E chegamos à questão do "pastiche", noção profundamentamente ligada ao distanciamento que os pós-modernismos detectam na criação artística e cultural: mais do que um olhar directo sobre uma época e um tipo de cinema, "Longe do Paraíso" opta por uma obliquidade interveniente, tornando as cores puras e sem sombras numa forma de estabelecer pontes com o nosso tempo, embora possam ser lidas como mimética aproximação aos tons outonais e às nebves fictícias do original.
a crónica de um tempo.Se pensarmos o objecto fílmico dentro desta perspectiva de reflexo e refracção de uma época, outra questão se perfila : que filme vemos, quando vemos "Longe do Paraíso"? Que espectadores somos? Tudo depende, queiramos ou não, do nosso conhecimento dos materiais referenciais. Não estamos a dizer que o espectador médio necessite de Sirk e de uma integração histórica para ler um objecto autónomo. O que defendemos é que co-existem dois graus diversificados de análise: a que isole, de forma sincrónica, um filme, e a que convoque uma forte coordenada diacrónica, lendo Haynes no contexto de uma progressão histórica das ideias e das formas. Quem veja "Longe do Paraíso" de forma isolada pode incorrer no empobrecimento do mundo conceptual que se constrói.
E aqui entram muitos elementos obrigatórios, que, de todo, se não circunscrevem a uma matriz simples: "Longe do Paraíso" é "sobre" a década de 50, sobre as suas contradições fundadoras, sobre o seu decorativismo gritante, sobre os seus mitos, tantas vezes perpetuados na modernidade que temos.
Se não vejamos: a personagem torturada do marido homossexual, composta com rigor absoluto por Dennis Quaid, deve muito a uma abstracção viual de duas das grandes estrelas dos 50’s, Marlon Brando e sobretudo o Montgomery Clift de depois do desastre, com tiques minimais e uma forma, herdada o Actor’s Studio, de criar uma figura a partir de uma reinvenção do conflito interior.

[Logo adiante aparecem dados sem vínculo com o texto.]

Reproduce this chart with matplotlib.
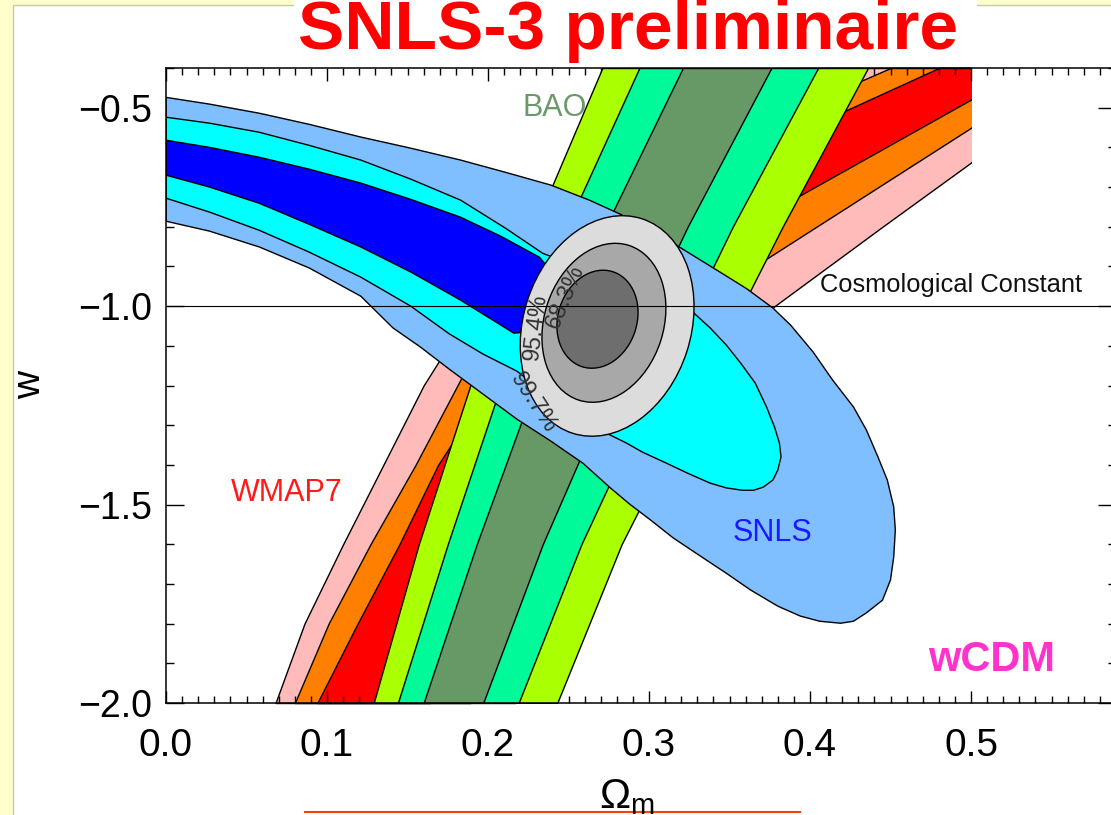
import numpy as np
import matplotlib.pyplot as plt
from matplotlib import font_manager
from matplotlib.lines import Line2D
from matplotlib.patches import Ellipse, Rectangle
from matplotlib.ticker import MultipleLocator
from matplotlib.transforms import Affine2D

# ---- values (Omega_m, w) ----
# BAO bands: Omega_m of each boundary at the given w levels
bao_w = [-2.0, -1.6, -1.2, -0.8, -0.4]
bao_997_lo = [0.129, 0.157, 0.189, 0.229, 0.271]
bao_997_hi = [0.243, 0.283, 0.333, 0.383, 0.436]
bao_954_lo = [0.144, 0.175, 0.208, 0.249, 0.294]
bao_954_hi = [0.219, 0.258, 0.304, 0.352, 0.405]
bao_683_lo = [0.160, 0.193, 0.229, 0.273, 0.321]
bao_683_hi = [0.197, 0.234, 0.277, 0.324, 0.376]

# WMAP7 bands (grid stops at Omega_m = 0.5)
wmap_w = [-2.0, -1.8, -1.6, -1.4, -1.2, -1.0, -0.8, -0.6, -0.4]
wmap_997_lo = [0.068, 0.086, 0.110, 0.135, 0.160, 0.191, 0.270, 0.332, 0.394]
wmap_997_hi = [0.217, 0.235, 0.260, 0.294, 0.332, 0.378, 0.445, 0.513, 0.580]
wmap_954_lo = [0.080, 0.101, 0.127, 0.155, 0.181, 0.207, 0.276, 0.337, 0.450]
wmap_954_hi = [0.189, 0.208, 0.229, 0.254, 0.288, 0.327, 0.404, 0.481, 0.558]
wmap_683_lo = [0.094, 0.119, 0.145, 0.169, 0.201, 0.245, 0.294, 0.372, 0.480]
wmap_683_hi = [0.164, 0.189, 0.214, 0.245, 0.282, 0.332, 0.359, 0.447, 0.535]
wmap_om_max = 0.5

# SNLS contours (closed outlines)
snls_997_om = [0.000, 0.027, 0.058, 0.089, 0.121, 0.152, 0.183, 0.211, 0.239, 0.263,
               0.282, 0.304, 0.324, 0.344, 0.361, 0.377, 0.388, 0.402, 0.414, 0.427,
               0.435, 0.442, 0.448, 0.452, 0.453, 0.452, 0.450, 0.445, 0.435, 0.427,
               0.419, 0.406, 0.394, 0.380, 0.363, 0.348, 0.332, 0.315, 0.301, 0.288,
               0.276, 0.259, 0.239, 0.218, 0.197, 0.176, 0.158, 0.141, 0.121, 0.089,
               0.058, 0.027, 0.000]
snls_997_w = [-0.474, -0.491, -0.514, -0.542, -0.574, -0.602, -0.632, -0.663, -0.695, -0.733,
              -0.768, -0.814, -0.864, -0.914, -0.957, -1.005, -1.048, -1.116, -1.186, -1.254,
              -1.312, -1.378, -1.438, -1.506, -1.564, -1.632, -1.690, -1.741, -1.773, -1.794,
              -1.799, -1.794, -1.781, -1.756, -1.715, -1.673, -1.630, -1.584, -1.539, -1.499,
              -1.458, -1.396, -1.340, -1.285, -1.222, -1.159, -1.103, -1.055, -0.975, -0.904,
              -0.851, -0.811, -0.786]
snls_954_om = [0.000, 0.027, 0.058, 0.089, 0.121, 0.152, 0.183, 0.211, 0.234, 0.270,
               0.324, 0.338, 0.348, 0.357, 0.366, 0.373, 0.378, 0.381, 0.382, 0.380,
               0.377, 0.371, 0.365, 0.358, 0.348, 0.338, 0.324, 0.311, 0.296, 0.286,
               0.276, 0.245, 0.218, 0.197, 0.176, 0.152, 0.121, 0.089, 0.058, 0.027,
               0.000]
snls_954_w = [-0.524, -0.539, -0.562, -0.595, -0.632, -0.680, -0.733, -0.804, -0.867, -0.922,
              -1.003, -1.055, -1.098, -1.144, -1.194, -1.254, -1.305, -1.345, -1.380, -1.413,
              -1.438, -1.456, -1.464, -1.464, -1.458, -1.446, -1.421, -1.396, -1.368, -1.345,
              -1.325, -1.249, -1.164, -1.121, -1.070, -1.000, -0.927, -0.864, -0.809, -0.763,
              -0.728]
snls_683_om = [0.000, 0.027, 0.058, 0.089, 0.121, 0.152, 0.183, 0.208, 0.232, 0.254,
               0.239, 0.216, 0.183, 0.152, 0.121, 0.089, 0.058, 0.027, 0.000]
snls_683_w = [-0.582, -0.600, -0.625, -0.655, -0.690, -0.731, -0.776, -0.824, -0.877, -0.985,
              -1.061, -1.068, -0.985, -0.914, -0.851, -0.794, -0.741, -0.700, -0.670]

# SNLS+BAO+WMAP7 ellipses: centre, full axes (in Omega_m units), tilt in degrees
comb_om = [0.274, 0.272, 0.268]
comb_w = [-1.050, -1.042, -1.033]
comb_major = [0.140, 0.101, 0.062]
comb_minor = [0.104, 0.074, 0.049]
comb_tilt = 72
comb_labels = ['99.7%', '95.4%', '68.3%']

xticks = [0.0, 0.1, 0.2, 0.3, 0.4, 0.5]
xtick_labels = ['0.0', '0.1', '0.2', '0.3', '0.4', '0.5']
yticks = [-2.0, -1.5, -1.0, -0.5]
ytick_labels = ['\u22122.0', '\u22121.5', '\u22121.0', '\u22120.5']

names = {f.name for f in font_manager.fontManager.ttflist}
if 'Liberation Sans Narrow' in names:
    NARROW, nscale = 'Liberation Sans Narrow', 1.0
else:
    NARROW, nscale = 'Liberation Sans', 0.85
SANS = 'Liberation Sans'

W, H = 1111, 815
fig = plt.figure(figsize=(W / 100, H / 100), dpi=100, facecolor='#ffffcc')

# slide: pasted white picture, white title box
fig.add_artist(Rectangle((13 / W, -0.01), 1.0, (H - 5) / H + 0.01, transform=fig.transFigure,
                         facecolor='white', edgecolor='#c8c8aa', lw=1.0, zorder=-5))
fig.add_artist(Rectangle((294 / W, (H - 62) / H), (977 - 294) / W, 62 / H, transform=fig.transFigure,
                         facecolor='white', edgecolor='none', zorder=-4))

xmax, ymin, ymax = 0.59, -2.0, -0.4
ax = fig.add_axes([166 / W, (H - 703) / H, xmax * 1610 / W, (703 - 68) / H])
ax.set_xlim(0, xmax)
ax.set_ylim(ymin, ymax)
ax.set_facecolor('white')

edge = dict(edgecolor='black', linewidth=1.0)

# WMAP7
clip = Rectangle((0, -3), wmap_om_max, 3, transform=ax.transData)
for lo, hi, col in [(wmap_997_lo, wmap_997_hi, '#ffbaba'),
                    (wmap_954_lo, wmap_954_hi, '#ff8000'),
                    (wmap_683_lo, wmap_683_hi, '#ff0000')]:
    pc = ax.fill_betweenx(wmap_w, lo, hi, facecolor=col, zorder=1, **edge)
    pc.set_clip_path(clip)

# BAO
for lo, hi, col in [(bao_997_lo, bao_997_hi, '#aaff00'),
                    (bao_954_lo, bao_954_hi, '#00fa9a'),
                    (bao_683_lo, bao_683_hi, '#669966')]:
    ax.fill_betweenx(bao_w, lo, hi, facecolor=col, zorder=2, **edge)

# SNLS
for om, w, col in [(snls_997_om, snls_997_w, '#7fbfff'),
                   (snls_954_om, snls_954_w, '#00ffff'),
                   (snls_683_om, snls_683_w, '#0000ff')]:
    ax.fill(om, w, facecolor=col, zorder=3, joinstyle='round', **edge)

# combined: ellipses drawn in a frame with equal screen scale on both axes
pos = ax.get_position()
k = (pos.width * W / xmax) / (pos.height * H / (ymax - ymin))
iso = Affine2D().scale(1, k) + ax.transData
for om, w, a, b, col in zip(comb_om, comb_w, comb_major, comb_minor,
                            ['#dcdcdc', '#a8a8a8', '#6e6e6e']):
    ax.add_patch(Ellipse((om, w / k), a, b, angle=comb_tilt, transform=iso,
                         facecolor=col, zorder=4, **edge))

ax.axhline(-1.0, color='black', lw=0.8, zorder=5)

lab = dict(fontsize=17, color='#333333', family=SANS, ha='center', va='center', zorder=6)
ax.text(0.2280, -1.244, comb_labels[0], rotation=-57, **lab)
ax.text(0.2298, -1.053, comb_labels[1], rotation=83, **lab)
ax.text(0.2478, -0.977, comb_labels[2], rotation=67, **lab)

ax.text(0.2416, -0.501, 'BAO', fontsize=22, color='#6a9a6a', family=SANS,
        ha='center', va='center', zorder=6)
ax.text(0.0752, -1.471, 'WMAP7', fontsize=22, color='#ff1a1a', family=SANS,
        ha='center', va='center', zorder=6)
ax.text(0.3764, -1.572, 'SNLS', fontsize=22, color='#1a1aff', family=SANS,
        ha='center', va='center', zorder=6)
ax.text(0.406, -0.947, 'Cosmological Constant', fontsize=18.4, color='#111111',
        family=SANS, ha='left', va='center', zorder=6)
ax.text(0.513, -1.892, 'wCDM', fontsize=30, color='#ff33cc', fontweight='bold',
        family=SANS, ha='center', va='center', zorder=6)

# axes styling
for s in ax.spines.values():
    s.set_linewidth(1.1)
    s.set_zorder(7)
ax.set_xticks(xticks, labels=xtick_labels)
ax.set_yticks(yticks, labels=ytick_labels)
ax.xaxis.set_minor_locator(MultipleLocator(0.01))
ax.yaxis.set_minor_locator(MultipleLocator(0.1))
ax.tick_params(which='both', direction='in', top=True, right=True, width=1.0, color='black')
ax.tick_params(axis='x', which='major', length=9, pad=18)
ax.tick_params(axis='x', which='minor', length=5)
ax.tick_params(axis='y', which='major', length=13, pad=10)
ax.tick_params(axis='y', which='minor', length=6)
for t in ax.get_xticklabels():
    t.set_fontfamily(NARROW)
    t.set_fontsize(33 * nscale)
for t in ax.get_yticklabels():
    t.set_fontfamily(SANS)
    t.set_fontsize(27)

fig.text(30 / W, 1 - 385 / H, 'w', rotation=90, fontsize=28, family=SANS,
         ha='center', va='center')
fig.text(627 / W, 1 - 808 / H, r'$\mathregular{\Omega_m}$', fontsize=30 * nscale / 0.85 if nscale < 1 else 30,
         family=NARROW, ha='center', va='baseline')

fig.text(628 / W, 1 - 49 / H, 'SNLS-3 preliminaire', fontsize=50 if nscale < 1 else 58,
         fontweight='bold', color='red', family=NARROW, ha='center', va='baseline')
fig.add_artist(Line2D([305 / W, 800 / W], [1 - 812 / H] * 2, color='#ff4000', lw=1.5))

fig.savefig('out.png', dpi=100, facecolor=fig.get_facecolor())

A sequência em que Moore vai resgatar o marido à esquadra não pode deixar de evocar a cena inicial de "Fúria de Viver" de Nicholas Ray, enquanto os planos "inclinados", de uma imagem obliquada e confusa invocam o estilo rebuscado de Elia em "A Leste do Paraíso". Ambos os filmes haviam servido de veículo para o mais mítico dos "rebeldes sem dos Fifties, James Dean, e Kazan fora encenador e realizador da adaptação cinematográfica de "O Eléctrico Chamado Desejo".
Ora a peça de Tennessee Williams (no anos 40) constituía a abertura para a ponta do iceberg, representando pela primeira vez de forma moderna a homossexualidade como motivo dramático. A referência era discreta e aparecia numa fala de Blanche Dubois, a "southern belle", que um dia abrira uma porta fechada e encontrara o marido nos braços de outro homem. E a cena de "Longe do Paraíso", em que Julianne Moore leva o jantar ao marido, assim descobrindo o seu segredo, funciona como "ilustração" dessa presença que nos anos 50 apenas timidamente se nomeava.
Mais importante ainda: Haynes vê os Fifties de forma retrospectiva, como a década da recuperação económica, do "baby boom", da proliferação gráfica da publicidade, das revistas de decoração e de moda, de um quotidiano estilizado, reproduzido em móveis e cores, cozinhas modernas e a chegada da alta-costura aos adereços e vestidos da protagonista. Daí a insistência no desfile de moda de Julianne Moore, herdeira de Jane Wyman, mas também de uma abstracção da influência de Dior, e outros, no "look" das saias rodadas e coloridas, nos estampados e nas "écharpes". Esta estranheza faz do "paraíso" que o filme constrói e desconstrói um filme em si.
Há uma intervenção política clara, na medida em que se intervém sobre o centro do conformismo americano, na grande década que forja o conservadorismo da era Eisenhower/ Nixon, depois prolongado no consulado Reagan/Bush e, no presente, no reaccionarismo patético do Bush, filho. Assim, a modernidade do olhar de Haynes passa pela capacidade de instrumentalizar a década da segurança, depois do pós-guerra, mas também da intervenção na Coreia, do MacCarthysmo e do terror atómico, nos primórdios da Guerra Fria. Há a segurança da casa moderna, com o conforto electrodoméstico, mas também os abrigos atómicos nos jardins (que o filme não mostra mas intui), o início da conquista do espaço, a queda exposta de um modo de viver artificial e baseado em convenções de fingimentos vários.
Se se está "longe dos paraísos" artificiais que o discurso dominante sobre os anos 50 veicula, está-se muito perto da possibilidade que a modernidade reclama de encenar "imitações de vida", arte e artifício. É do princípio do século XXI que Haynes se ocupa: Sirk e os anos 50 não passam de metáforas possíveis e detectoras de um deslumbramento compungido.